In an ERP environment, the finance team can trace an outstanding invoice back to the original transaction. That reduces billing disputes, shortens investigation time, and improves accountability across departments. Sales can see account status. Operations can confirm fulfillment records. Finance can reconcile faster because the underlying data is already structured.
For SMEs aiming to modernize without introducing enterprise-level complexity, this matters. The goal is not just automation for its own sake. The goal is real-time visibility and stronger financial control across the business. That is where a platform such as A2000ERP becomes relevant – not simply as software, but as an implementation-ready framework for cleaner invoicing, clearer audit trails, and more scalable finance operations.

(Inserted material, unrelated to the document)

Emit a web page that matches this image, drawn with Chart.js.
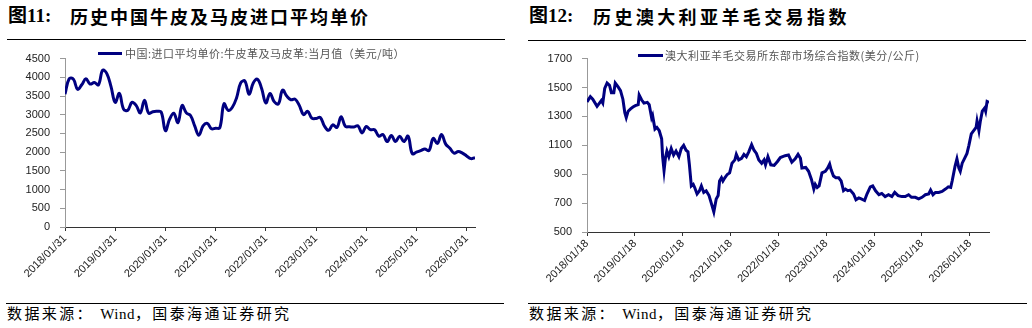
<!DOCTYPE html>
<html>
<head>
<meta charset="utf-8">
<script src="https://cdn.jsdelivr.net/npm/chart.js@4/dist/chart.umd.min.js"></script>
<style>
  body { margin: 0; width: 1032px; height: 328px; background: #fff; position: relative; overflow: hidden;
         font-family: "Liberation Serif", "Noto Sans CJK SC", serif; }
  .num { position: absolute; top: 6px; font-size: 19px; line-height: 20px; font-weight: bold; white-space: nowrap; }
  .ttl { position: absolute; top: 6px; font-size: 18px; line-height: 20px; font-weight: bold; white-space: nowrap;
         font-family: "Noto Sans CJK SC", sans-serif; }
  .rule { position: absolute; height: 0; border-top: 1.5px solid #000; }
  .src { position: absolute; top: 305px; font-size: 15px; line-height: 16px; white-space: nowrap; letter-spacing: 2.4px; }
  .src .cn { font-family: "Noto Sans CJK SC", sans-serif; }
  .src .en { letter-spacing: 0.5px; }
  .leg { position: absolute; font-family: "Noto Sans CJK SC", sans-serif; font-size: 11px; line-height: 12px;
         color: #555; white-space: nowrap; }
  .legline { position: absolute; height: 3px; background: #000080; }
  canvas { position: absolute; }
</style>
</head>
<body>

<div class="num" style="left:8px">图11:</div>
<div class="ttl" style="left:70px;letter-spacing:2px">历史中国牛皮及马皮进口平均单价</div>
<div class="rule" style="left:7px;width:498px;top:39px"></div>

<div class="num" style="left:529px">图12:</div>
<div class="ttl" style="left:593px;letter-spacing:3.4px">历史澳大利亚羊毛交易指数</div>
<div class="rule" style="left:528px;width:498px;top:40px"></div>

<canvas id="hide" width="498" height="258" style="left:7px;top:42px"></canvas>
<canvas id="wool" width="498" height="258" style="left:522px;top:42px"></canvas>

<div class="legline" style="left:98px;top:52px;width:24px"></div>
<div class="leg" style="left:125px;top:47px;letter-spacing:0.5px">中国:进口平均单价:牛皮革及马皮革:当月值（美元/吨）</div>
<div class="legline" style="left:638px;top:54px;width:25px"></div>
<div class="leg" style="left:665px;top:49px;letter-spacing:0.5px">澳大利亚羊毛交易所东部市场综合指数(美分/公斤)</div>

<div class="rule" style="left:6px;width:498px;top:303px"></div>
<div class="src" style="left:7px"><span class="cn">数据来源：</span> <span class="en">Wind</span><span class="cn">，国泰海通证券研究</span></div>
<div class="rule" style="left:528px;width:499px;top:303px"></div>
<div class="src" style="left:529px"><span class="cn">数据来源：</span> <span class="en">Wind</span><span class="cn">，国泰海通证券研究</span></div>

<script>
// 图11 月度数据 2018/01 - 2026/03 (美元/吨)
const hideTicks = ['2018/01/31', '2019/01/31', '2020/01/31', '2021/01/31', '2022/01/31',
  '2023/01/31', '2024/01/31', '2025/01/31', '2026/01/31'];
const hideValues = [
  3550, 3960, 3950, 3680, 3800, 3960, 3820, 3860, 3800, 4190,
  4100, 3750, 3330, 3570, 3150, 3120, 3330, 3250, 3050, 3390,
  3040, 3080, 3090, 3070, 2575, 2880, 3040, 2790, 3245, 3050,
  2980, 2700, 2454, 2700, 2770, 2626, 2640, 2650, 3290, 3116,
  3200, 3450, 3850, 3900, 3546, 3850, 3950, 3700, 3314, 3570,
  3350, 3290, 3657, 3500, 3400, 3417, 3250, 3005, 3090, 2910,
  2900, 2930, 2700, 2583, 2729, 2661, 2944, 2690, 2680, 2670,
  2704, 2515, 2686, 2600, 2600, 2428, 2472, 2283, 2446, 2283,
  2428, 2283, 2428, 1960, 2000, 2040, 2085, 2041, 2368, 2232,
  2472, 2214, 2103, 1974, 2016, 1974, 1900, 1827, 1853
];

// 图12 周度数据, woolT = 距 2018/01/18 的年数 (美分/公斤)
const woolTicks = ['2018/01/18', '2019/01/18', '2020/01/18', '2021/01/18', '2022/01/18',
  '2023/01/18', '2024/01/18', '2025/01/18', '2026/01/18'];
const woolT = [
  0.00, 0.07, 0.12, 0.21, 0.26, 0.30, 0.33, 0.37, 0.42, 0.47,
  0.51, 0.56, 0.59, 0.65, 0.70, 0.75, 0.79, 0.82, 0.86, 0.91,
  0.96, 1.01, 1.07, 1.09, 1.14, 1.19, 1.26, 1.30, 1.35, 1.37,
  1.42, 1.46, 1.51, 1.56, 1.58, 1.61, 1.64, 1.67, 1.71, 1.76,
  1.81, 1.86, 1.92, 1.97, 2.02, 2.07, 2.11, 2.14, 2.18, 2.22,
  2.25, 2.30, 2.35, 2.39, 2.44, 2.49, 2.55, 2.60, 2.65, 2.70,
  2.74, 2.77, 2.81, 2.84, 2.88, 2.93, 2.98, 3.03, 3.09, 3.12,
  3.17, 3.23, 3.28, 3.33, 3.38, 3.44, 3.49, 3.54, 3.59, 3.65,
  3.70, 3.73, 3.78, 3.84, 3.91, 3.98, 4.04, 4.14, 4.21, 4.28,
  4.35, 4.41, 4.46, 4.49, 4.57, 4.63, 4.69, 4.74, 4.77, 4.81,
  4.85, 4.91, 4.98, 5.03, 5.07, 5.10, 5.15, 5.20, 5.26, 5.31,
  5.36, 5.40, 5.45, 5.50, 5.57, 5.62, 5.68, 5.73, 5.80, 5.85,
  5.92, 5.97, 6.03, 6.10, 6.16, 6.23, 6.30, 6.37, 6.43, 6.50,
  6.58, 6.65, 6.72, 6.78, 6.86, 6.93, 7.00, 7.07, 7.14, 7.18,
  7.23, 7.28, 7.35, 7.42, 7.49, 7.55, 7.60, 7.63, 7.69, 7.73,
  7.77, 7.80, 7.84, 7.89, 7.94, 7.98, 8.03, 8.08, 8.13, 8.15,
  8.19, 8.22, 8.26, 8.31, 8.33, 8.36, 8.40
];
const woolValues = [
  1400, 1437, 1419, 1370, 1392, 1410, 1392, 1493, 1531, 1516,
  1464, 1464, 1531, 1504, 1478, 1419, 1325, 1291, 1336, 1352,
  1365, 1374, 1381, 1448, 1415, 1392, 1397, 1381, 1291, 1307,
  1212, 1224, 1201, 1145, 1021, 925, 1015, 1060, 1021, 1078,
  1033, 1060, 1021, 1078, 1100, 1066, 1055, 965, 819, 830,
  808, 763, 785, 819, 774, 785, 752, 696, 639, 729,
  752, 853, 875, 853, 875, 898, 909, 976, 999, 1037,
  999, 1010, 1037, 1021, 1055, 1105, 1066, 1044, 999, 976,
  999, 965, 1021, 965, 961, 988, 1015, 1028, 1033, 983,
  1006, 1037, 1010, 943, 947, 920, 864, 797, 830, 808,
  819, 909, 920, 943, 970, 932, 887, 875, 875, 853,
  786, 797, 786, 790, 763, 723, 736, 729, 718, 763,
  812, 819, 785, 758, 767, 745, 758, 745, 774, 752,
  745, 745, 758, 740, 740, 729, 740, 758, 763, 790,
  758, 774, 774, 781, 797, 812, 808, 853, 954, 1006,
  943, 920, 976, 1010, 1044, 1100, 1179, 1201, 1224, 1269,
  1201, 1269, 1336, 1358, 1336, 1403, 1397
];

const navy = '#000080';
const tickFont = { family: 'Liberation Sans', size: 11 };

function makeChart(id, points, tension, xMax, tickLabels, tickStep, yMin, yMax, yStep, yWidth, xHeight, pad) {
  return new Chart(document.getElementById(id), {
    type: 'line',
    data: {
      datasets: [{
        data: points,
        borderColor: navy,
        backgroundColor: navy,
        borderWidth: 3,
        pointRadius: 0,
        tension: tension,
        fill: false
      }]
    },
    options: {
      responsive: false,
      animation: false,
      layout: { padding: pad },
      plugins: { legend: { display: false }, tooltip: { enabled: false } },
      scales: {
        x: {
          type: 'linear',
          min: 0,
          max: xMax,
          afterBuildTicks: (s) => { s.ticks = tickLabels.map((_, k) => ({ value: k * tickStep })); },
          afterFit: (s) => { s.height = xHeight; },
          ticks: {
            autoSkip: false,
            minRotation: 45,
            maxRotation: 45,
            padding: 1,
            color: '#222',
            font: tickFont,
            callback: (v) => tickLabels[Math.round(v / tickStep)]
          },
          grid: { drawOnChartArea: false, drawTicks: true, tickLength: 4, color: '#333' },
          border: { color: '#333', width: 1 }
        },
        y: {
          min: yMin,
          max: yMax,
          afterFit: (s) => { s.width = yWidth; },
          ticks: { stepSize: yStep, padding: 10, color: '#222', font: tickFont, callback: (v) => String(v) },
          grid: { drawOnChartArea: false, drawTicks: true, tickLength: 5, color: '#999' },
          border: { color: '#999', width: 1 }
        }
      }
    }
  });
}

const hidePoints = hideValues.map((v, i) => ({ x: i, y: v }));
const woolPoints = woolValues.map((v, i) => ({ x: woolT[i], y: v }));

makeChart('hide', hidePoints, 0.4, hideValues.length - 1, hideTicks, 12,
  0, 4500, 500, 58, 73, { top: 10, right: 30, left: 0, bottom: 0 });
makeChart('wool', woolPoints, 0, woolT[woolT.length - 1], woolTicks, 1,
  500, 1700, 200, 65, 68, { top: 11, right: 31, left: 0, bottom: 0 });
</script>
</body>
</html>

Is it the right time to invest?
Usually, the right time is earlier than most businesses think. If your team is manually sending reminders, reconciling payments line by line, or struggling to produce accurate aging reports quickly, the cost of delay is already showing up in working capital and staff time.
That said, timing still depends on your operating model. A company with low invoice volume and simple customer terms may not need full automation immediately. But once receivables start affecting cash flow visibility, month-end speed, or collection discipline, the business case becomes much stronger.
The best buying decision comes from looking at process friction, not just software features. Where are invoices delayed? How long does payment matching take? How much time is spent chasing internal information before a customer can even be contacted? Those are the questions that reveal whether your AR function is ready for a more structured system.
A healthy receivables process should help the business move faster without losing control. If your current setup depends too much on spreadsheets, inboxes, and memory, accounts receivable automation software is not just a finance upgrade. It is a practical step toward better cash discipline, cleaner reporting, and growth you can actually support.